Corvallis, Ore.– More than a month before a game-changing detection of a short gamma-ray burst – a finding announced today – scientists at Oregon State University predicted such a discovery would occur.
Scientists from U.S. and European collaborations converged on the National Press Club in Washington, D.C., today to say they’ve detected an X-ray/gamma-ray flash that coincided with a burst of gravitational waves, followed by visible light from a new cosmic explosion called a kilonova.
Gravitational waves were first detected in September 2015, and that too was a red-letter event in physics and astronomy; it confirmed one of the main predictions of Albert Einstein’s 1915 general theory of relativity and earned a Nobel prize for the scientists who discovered them.
“A simultaneous detection of gamma rays and gravitational waves from the same place in the sky is a major milestone in our understanding of the universe,” said Davide Lazzati, a theoretical astrophysicist in the Department of Physics. “The gamma rays allow for a precise localization of where the gravitational waves are coming from, and the combined information from gravitational and electromagnetic radiation allows scientists to probe the binary neutron star system that’s responsible in unprecedented ways. We can tell things like which galaxy the waves come from, if there are other stars nearby, and whether or not the waves are followed by visible radiation after a few hours or days.”
On July 6, Lazzati’s team of theorists had published a paper predicting that, contrary to earlier estimates by the astrophysics community, short gamma-ray bursts associated with the gravitational emission of binary neutron star coalescence could be detected – whether or not the gamma-ray burst was pointing at Earth.
The paper appeared in the journal Monthly Notices of the Royal Astronomical Society.

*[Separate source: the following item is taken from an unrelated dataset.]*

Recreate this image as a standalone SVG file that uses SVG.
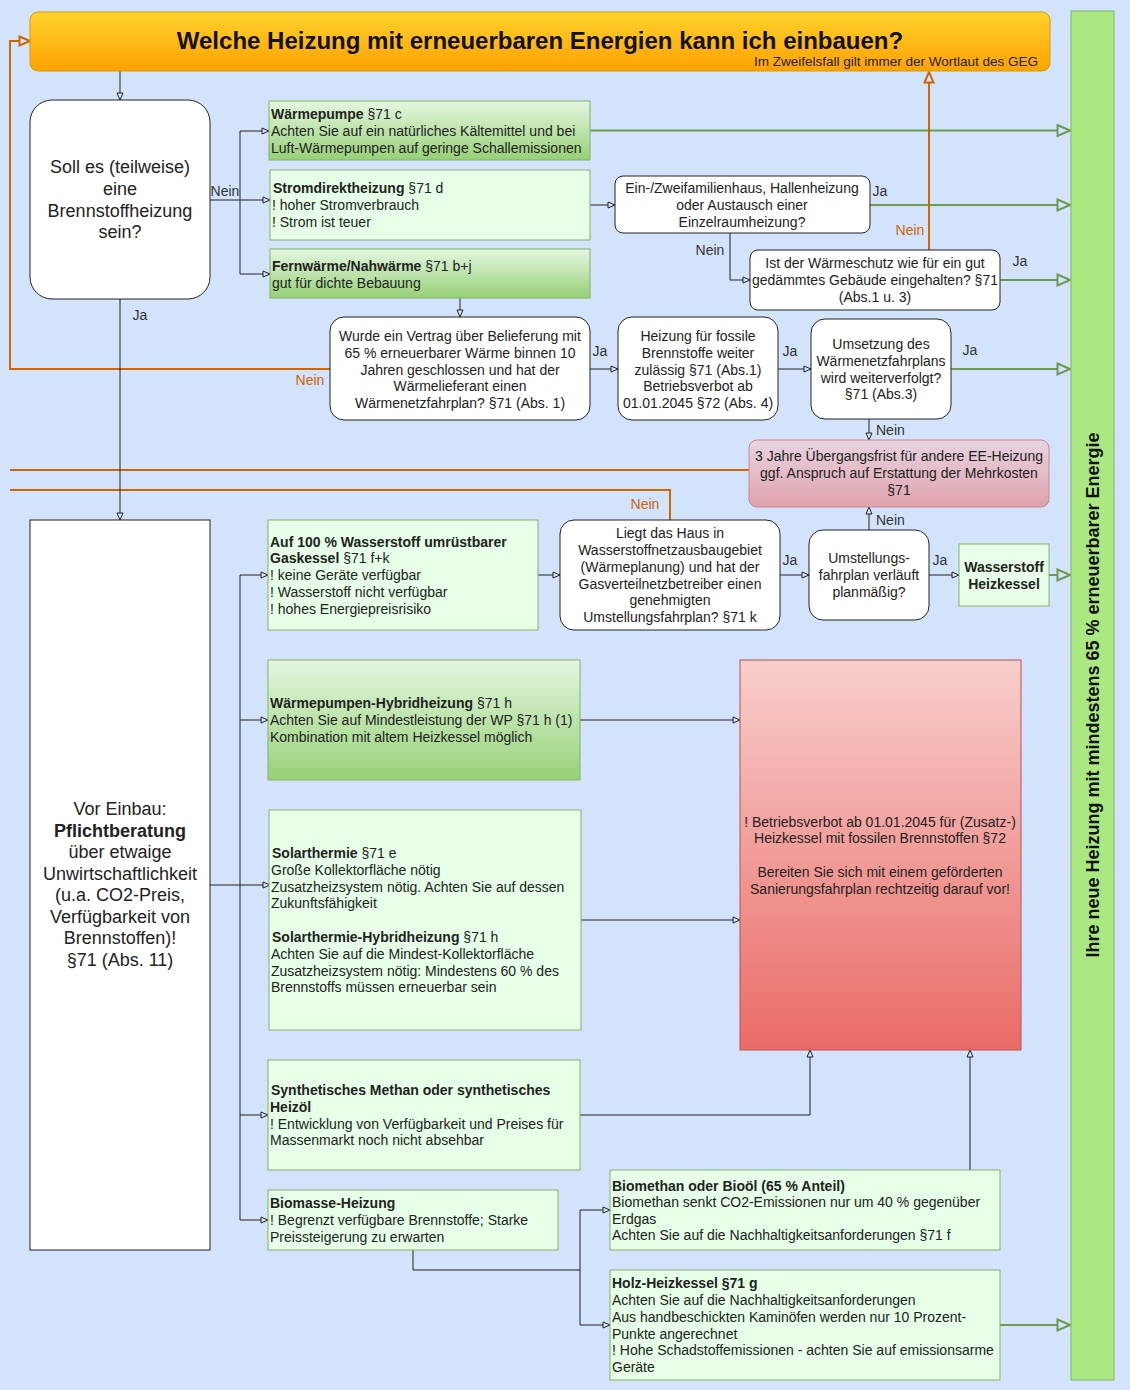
<svg xmlns="http://www.w3.org/2000/svg" width="1130" height="1390" viewBox="0 0 1130 1390">
<defs>
<linearGradient id="gTitle" x1="0" y1="0" x2="0" y2="1"><stop offset="0" stop-color="#ffd22e"/><stop offset="1" stop-color="#ffa200"/></linearGradient>
<linearGradient id="gGreen" x1="0" y1="0" x2="0" y2="1"><stop offset="0" stop-color="#e4f7e0"/><stop offset="1" stop-color="#97d077"/></linearGradient>
<linearGradient id="gPink" x1="0" y1="0" x2="0" y2="1"><stop offset="0" stop-color="#e8d4e0"/><stop offset="1" stop-color="#dfa2ac"/></linearGradient>
<linearGradient id="gRed" x1="0" y1="0" x2="0" y2="1"><stop offset="0" stop-color="#f8cecc"/><stop offset="1" stop-color="#ea6b66"/></linearGradient>
<marker id="ab" markerWidth="10" markerHeight="10" refX="8" refY="4" orient="auto" markerUnits="userSpaceOnUse"><path d="M1,1 L8,4 L1,7 Z" fill="#d4e3fc" stroke="#222" stroke-width="1"/></marker>
<marker id="ag" markerWidth="16" markerHeight="16" refX="14" refY="7" orient="auto" markerUnits="userSpaceOnUse"><path d="M1.5,1.5 L14,7 L1.5,12.5 Z" fill="#d4e3fc" stroke="#6d9a50" stroke-width="2"/></marker>
<marker id="ao" markerWidth="14" markerHeight="14" refX="12" refY="6" orient="auto" markerUnits="userSpaceOnUse"><path d="M1.5,1.5 L12,6 L1.5,10.5 Z" fill="#d4e3fc" stroke="#cc6600" stroke-width="2"/></marker>
</defs>
<style>
text{font-family:"Liberation Sans",Arial,sans-serif;fill:#222;}
.t13{font-size:14px;}
.t17{font-size:18px;}
.c{text-anchor:middle;}
.b{font-weight:bold;}
.lbl{font-size:14px;fill:#333;}
.olbl{font-size:14px;fill:#cc6600;}
.dec{fill:#fff;stroke:#222;stroke-width:1;}
.lg{fill:#e6ffe6;stroke:#82b366;stroke-width:1;}
.gg{fill:url(#gGreen);stroke:#82b366;stroke-width:1;}
.k{fill:none;stroke:#222;stroke-width:1;}
.ka{fill:none;stroke:#222;stroke-width:1;marker-end:url(#ab);}
.ga{fill:none;stroke:#6d9a50;stroke-width:2;marker-end:url(#ag);}
.o{fill:none;stroke:#cc6600;stroke-width:2;}
.oa{fill:none;stroke:#cc6600;stroke-width:2;marker-end:url(#ao);}
</style>
<rect x="0" y="0" width="1130" height="1390" fill="#d4e3fc"/>

<g id="connectors">
<path class="ka" d="M120,71 V100"/>
<path class="ka" d="M210,200 H240 V131 H269"/>
<path class="ka" d="M240,200 H270"/>
<path class="ka" d="M240,200 V274 H270"/>
<path class="ga" d="M590,130.5 H1070"/>
<path class="ka" d="M590,205 H615"/>
<path class="ga" d="M870,205 H1070"/>
<path class="ka" d="M730,233 V280 H750"/>
<path class="ga" d="M1000,280 H1070"/>
<path class="oa" d="M929,250 V72"/>
<path class="ka" d="M460,298 V317"/>
<path class="ka" d="M590,369 H618"/>
<path class="ka" d="M778,369 H811"/>
<path class="ga" d="M951,369 H1070"/>
<path class="ka" d="M869,419 V440"/>
<path class="oa" d="M330,369 H10 V41 H30"/>
<path class="o" d="M749,470 H10"/>
<path class="o" d="M670,520 V490 H10"/>
<path class="ka" d="M120,299 V520"/>
<path class="ka" d="M210,885 H270"/>
<path class="k" d="M240,575 V1220"/>
<path class="ka" d="M240,575 H268"/>
<path class="ka" d="M240,720 H268"/>
<path class="ka" d="M240,1115 H268"/>
<path class="ka" d="M240,1220 H268"/>
<path class="ka" d="M538,575 H560"/>
<path class="ka" d="M780,575 H809"/>
<path class="ka" d="M929,575 H959"/>
<path class="ga" d="M1049,575 H1070"/>
<path class="ka" d="M869,530 V507"/>
<path class="ka" d="M580,720 H740"/>
<path class="ka" d="M581,920 H740"/>
<path class="ka" d="M580,1115 H810 V1050"/>
<path class="k" d="M413,1250 V1270 H580"/>
<path class="k" d="M580,1210 V1325"/>
<path class="ka" d="M580,1210 H610"/>
<path class="ka" d="M580,1325 H610"/>
<path class="ka" d="M970,1170 V1050"/>
<path class="ga" d="M1000,1325 H1070"/>
<text class="lbl c" x="225" y="196">Nein</text>
<text class="lbl c" x="140" y="320">Ja</text>
<text class="lbl c" x="880" y="196">Ja</text>
<text class="lbl c" x="710" y="255">Nein</text>
<text class="olbl c" x="910" y="235">Nein</text>
<text class="lbl c" x="1020" y="266">Ja</text>
<text class="lbl c" x="600" y="356">Ja</text>
<text class="lbl c" x="790" y="356">Ja</text>
<text class="lbl c" x="970" y="355">Ja</text>
<text class="lbl" x="876" y="435">Nein</text>
<text class="olbl c" x="310" y="385">Nein</text>
<text class="olbl c" x="645" y="509">Nein</text>
<text class="lbl c" x="790" y="565">Ja</text>
<text class="lbl c" x="940" y="565">Ja</text>
<text class="lbl" x="876" y="525">Nein</text>
</g>

<g id="title">
<rect x="30" y="12" width="1020" height="59" rx="8" fill="url(#gTitle)" stroke="#d79b00"/>
<text class="c b" x="540" y="49" style="font-size:24px;fill:#111">Welche Heizung mit erneuerbaren Energien kann ich einbauen?</text>
<text class="t13" x="1038" y="66" text-anchor="end" style="font-size:13.5px">Im Zweifelsfall gilt immer der Wortlaut des GEG</text>
</g>

<g id="result-bar">
<rect x="1071" y="11" width="43" height="1369" fill="#ace882" stroke="#82b366"/>
<text class="c b" x="1099" y="695" transform="rotate(-90 1099 695)" style="font-size:18px;fill:#111">Ihre neue Heizung mit mindestens 65 % erneuerbarer Energie</text>
</g>

<g id="soll">
<rect class="dec" x="30" y="100" width="180" height="199" rx="22"/>
<text class="t17 c"><tspan x="120" y="173">Soll es (teilweise)</tspan><tspan x="120" y="195">eine</tspan><tspan x="120" y="217">Brennstoffheizung</tspan><tspan x="120" y="238">sein?</tspan></text>
</g>

<g id="waermepumpe">
<rect class="gg" x="269" y="101" width="321" height="59"/>
<text class="t13"><tspan x="271" y="119"><tspan class="b">Wärmepumpe</tspan> §71 c</tspan><tspan x="271" y="136">Achten Sie auf ein natürliches Kältemittel und bei</tspan><tspan x="271" y="153">Luft-Wärmepumpen auf geringe Schallemissionen</tspan></text>
</g>

<g id="stromdirekt">
<rect class="lg" x="270" y="170" width="320" height="70"/>
<text class="t13"><tspan x="273" y="193"><tspan class="b">Stromdirektheizung</tspan> §71 d</tspan><tspan x="272" y="210">! hoher Stromverbrauch</tspan><tspan x="272" y="227">! Strom ist teuer</tspan></text>
</g>

<g id="fernwaerme">
<rect class="gg" x="270" y="249" width="320" height="49"/>
<text class="t13"><tspan x="272" y="271"><tspan class="b">Fernwärme/Nahwärme</tspan> §71 b+j</tspan><tspan x="272" y="288">gut für dichte Bebauung</tspan></text>
</g>

<g id="einzwei">
<rect class="dec" x="615" y="176" width="255" height="57" rx="8"/>
<text class="t13 c"><tspan x="742" y="193">Ein-/Zweifamilienhaus, Hallenheizung</tspan><tspan x="742" y="210">oder Austausch einer</tspan><tspan x="742" y="227">Einzelraumheizung?</tspan></text>
</g>

<g id="waermeschutz">
<rect class="dec" x="750" y="250" width="250" height="60" rx="8"/>
<text class="t13 c"><tspan x="875" y="268">Ist der Wärmeschutz wie für ein gut</tspan><tspan x="875" y="285">gedämmtes Gebäude eingehalten? §71</tspan><tspan x="875" y="302">(Abs.1 u. 3)</tspan></text>
</g>

<g id="vertrag">
<rect class="dec" x="330" y="317" width="260" height="103" rx="14"/>
<text class="t13 c"><tspan x="460" y="341">Wurde ein Vertrag über Belieferung mit</tspan><tspan x="460" y="358">65 % erneuerbarer Wärme binnen 10</tspan><tspan x="460" y="374.5">Jahren geschlossen und hat der</tspan><tspan x="460" y="391">Wärmelieferant einen</tspan><tspan x="460" y="408">Wärmenetzfahrplan? §71 (Abs. 1)</tspan></text>
</g>

<g id="fossil">
<rect class="dec" x="618" y="317" width="160" height="103" rx="14"/>
<text class="t13 c"><tspan x="698" y="341">Heizung für fossile</tspan><tspan x="698" y="358">Brennstoffe weiter</tspan><tspan x="698" y="374.5">zulässig §71 (Abs.1)</tspan><tspan x="698" y="391">Betriebsverbot ab</tspan><tspan x="698" y="408">01.01.2045 §72 (Abs. 4)</tspan></text>
</g>

<g id="umsetzung">
<rect class="dec" x="811" y="319" width="140" height="100" rx="14"/>
<text class="t13 c"><tspan x="881" y="349">Umsetzung des</tspan><tspan x="881" y="366">Wärmenetzfahrplans</tspan><tspan x="881" y="383">wird weiterverfolgt?</tspan><tspan x="881" y="399">§71 (Abs.3)</tspan></text>
</g>

<g id="uebergang">
<rect x="749" y="440" width="300" height="67" rx="8" fill="url(#gPink)" stroke="#c98590"/>
<text class="t13 c"><tspan x="899" y="461">3 Jahre Übergangsfrist für andere EE-Heizung</tspan><tspan x="899" y="478">ggf. Anspruch auf Erstattung der Mehrkosten</tspan><tspan x="899" y="495">§71</tspan></text>
</g>

<g id="pflicht">
<rect class="dec" x="30" y="520" width="180" height="730"/>
<text class="t17 c"><tspan x="120" y="815">Vor Einbau:</tspan><tspan x="120" y="837" class="b">Pflichtberatung</tspan><tspan x="120" y="858">über etwaige</tspan><tspan x="120" y="880">Unwirtschaftlichkeit</tspan><tspan x="120" y="901">(u.a. CO2-Preis,</tspan><tspan x="120" y="923">Verfügbarkeit von</tspan><tspan x="120" y="944">Brennstoffen)!</tspan><tspan x="120" y="966">§71 (Abs. 11)</tspan></text>
</g>

<g id="gaskessel">
<rect class="lg" x="268" y="520" width="270" height="110"/>
<text class="t13"><tspan x="270" y="547" class="b">Auf 100 % Wasserstoff umrüstbarer</tspan><tspan x="270" y="563"><tspan class="b">Gaskessel</tspan> §71 f+k</tspan><tspan x="270" y="580">! keine Geräte verfügbar</tspan><tspan x="270" y="597">! Wasserstoff nicht verfügbar</tspan><tspan x="270" y="614">! hohes Energiepreisrisiko</tspan></text>
</g>

<g id="liegt">
<rect class="dec" x="560" y="520" width="220" height="110" rx="14"/>
<text class="t13 c"><tspan x="670" y="538">Liegt das Haus in</tspan><tspan x="670" y="555">Wasserstoffnetzausbaugebiet</tspan><tspan x="670" y="572">(Wärmeplanung) und hat der</tspan><tspan x="670" y="589">Gasverteilnetzbetreiber einen</tspan><tspan x="670" y="605">genehmigten</tspan><tspan x="670" y="622">Umstellungsfahrplan? §71 k</tspan></text>
</g>

<g id="umstellung">
<rect class="dec" x="809" y="530" width="120" height="90" rx="14"/>
<text class="t13 c"><tspan x="869" y="563">Umstellungs-</tspan><tspan x="869" y="580">fahrplan verläuft</tspan><tspan x="869" y="597">planmäßig?</tspan></text>
</g>

<g id="wasserstoff">
<rect class="lg" x="959" y="544" width="90" height="62"/>
<text class="t13 c b"><tspan x="1004" y="572">Wasserstoff</tspan><tspan x="1004" y="589">Heizkessel</tspan></text>
</g>

<g id="wp-hybrid">
<rect class="gg" x="268" y="660" width="312" height="120"/>
<text class="t13"><tspan x="270" y="708"><tspan class="b">Wärmepumpen-Hybridheizung</tspan> §71 h</tspan><tspan x="270" y="725">Achten Sie auf Mindestleistung der WP §71 h (1)</tspan><tspan x="270" y="742">Kombination mit altem Heizkessel möglich</tspan></text>
</g>

<g id="betriebsverbot">
<rect x="740" y="660" width="281" height="390" fill="url(#gRed)" stroke="#b85450"/>
<text class="t13 c"><tspan x="880" y="827">! Betriebsverbot ab 01.01.2045 für (Zusatz-)</tspan><tspan x="880" y="843">Heizkessel mit fossilen Brennstoffen §72</tspan><tspan x="880" y="877">Bereiten Sie sich mit einem geförderten</tspan><tspan x="880" y="894">Sanierungsfahrplan rechtzeitig darauf vor!</tspan></text>
</g>

<g id="solar">
<rect class="lg" x="269" y="810" width="312" height="220"/>
<text class="t13"><tspan x="272" y="858"><tspan class="b">Solarthermie</tspan> §71 e</tspan><tspan x="271" y="875">Große Kollektorfläche nötig</tspan><tspan x="271" y="892">Zusatzheizsystem nötig. Achten Sie auf dessen</tspan><tspan x="271" y="908">Zukunftsfähigkeit</tspan><tspan x="272" y="942"><tspan class="b">Solarthermie-Hybridheizung</tspan> §71 h</tspan><tspan x="271" y="959">Achten Sie auf die Mindest-Kollektorfläche</tspan><tspan x="271" y="976">Zusatzheizsystem nötig: Mindestens 60 % des</tspan><tspan x="271" y="992">Brennstoffs müssen erneuerbar sein</tspan></text>
</g>

<g id="synth">
<rect class="lg" x="268" y="1060" width="312" height="110"/>
<text class="t13"><tspan x="271" y="1095" class="b">Synthetisches Methan oder synthetisches</tspan><tspan x="270" y="1112" class="b">Heizöl</tspan><tspan x="270" y="1129">! Entwicklung von Verfügbarkeit und Preises für</tspan><tspan x="270" y="1145">Massenmarkt noch nicht absehbar</tspan></text>
</g>

<g id="biomasse">
<rect class="lg" x="268" y="1190" width="290" height="60"/>
<text class="t13"><tspan x="270" y="1208" class="b">Biomasse-Heizung</tspan><tspan x="270" y="1225">! Begrenzt verfügbare Brennstoffe; Starke</tspan><tspan x="270" y="1242">Preissteigerung zu erwarten</tspan></text>
</g>

<g id="biomethan">
<rect class="lg" x="610" y="1170" width="390" height="80"/>
<text class="t13"><tspan x="612" y="1191" class="b">Biomethan oder Bioöl (65 % Anteil)</tspan><tspan x="612" y="1207">Biomethan senkt CO2-Emissionen nur um 40 % gegenüber</tspan><tspan x="612" y="1224">Erdgas</tspan><tspan x="612" y="1240">Achten Sie auf die Nachhaltigkeitsanforderungen §71 f</tspan></text>
</g>

<g id="holz">
<rect class="lg" x="610" y="1270" width="390" height="110"/>
<text class="t13"><tspan x="612" y="1288" class="b">Holz-Heizkessel §71 g</tspan><tspan x="612" y="1305">Achten Sie auf die Nachhaltigkeitsanforderungen</tspan><tspan x="612" y="1322">Aus handbeschickten Kaminöfen werden nur 10 Prozent-</tspan><tspan x="612" y="1339">Punkte angerechnet</tspan><tspan x="612" y="1355">! Hohe Schadstoffemissionen - achten Sie auf emissionsarme</tspan><tspan x="612" y="1372">Geräte</tspan></text>
</g>
</svg>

Collaborators from the Laser Interferometer Gravitational-Wave Observatory, known as LIGO, and the European Gravitational Observatory’s Virgo team on Aug. 17, 2017, detected gravitational waves – ripples in the fabric of space-time – produced by the coalescence of two neutron stars.
Roughly two seconds later, NASA’s Fermi Gamma-ray Space Telescope detected a short flash of X- and gamma rays from the same location in the sky.
“The Fermi transient is more than 1,000 times weaker than a ‘normal’ short gamma-ray burst and has the characteristics that we predicted,” Lazzati said. “No other prediction of such flashes had been made. Just by pen and paper almost, we could say hey, we might see the bursts, even if they’re not in a configuration that makes them obvious.”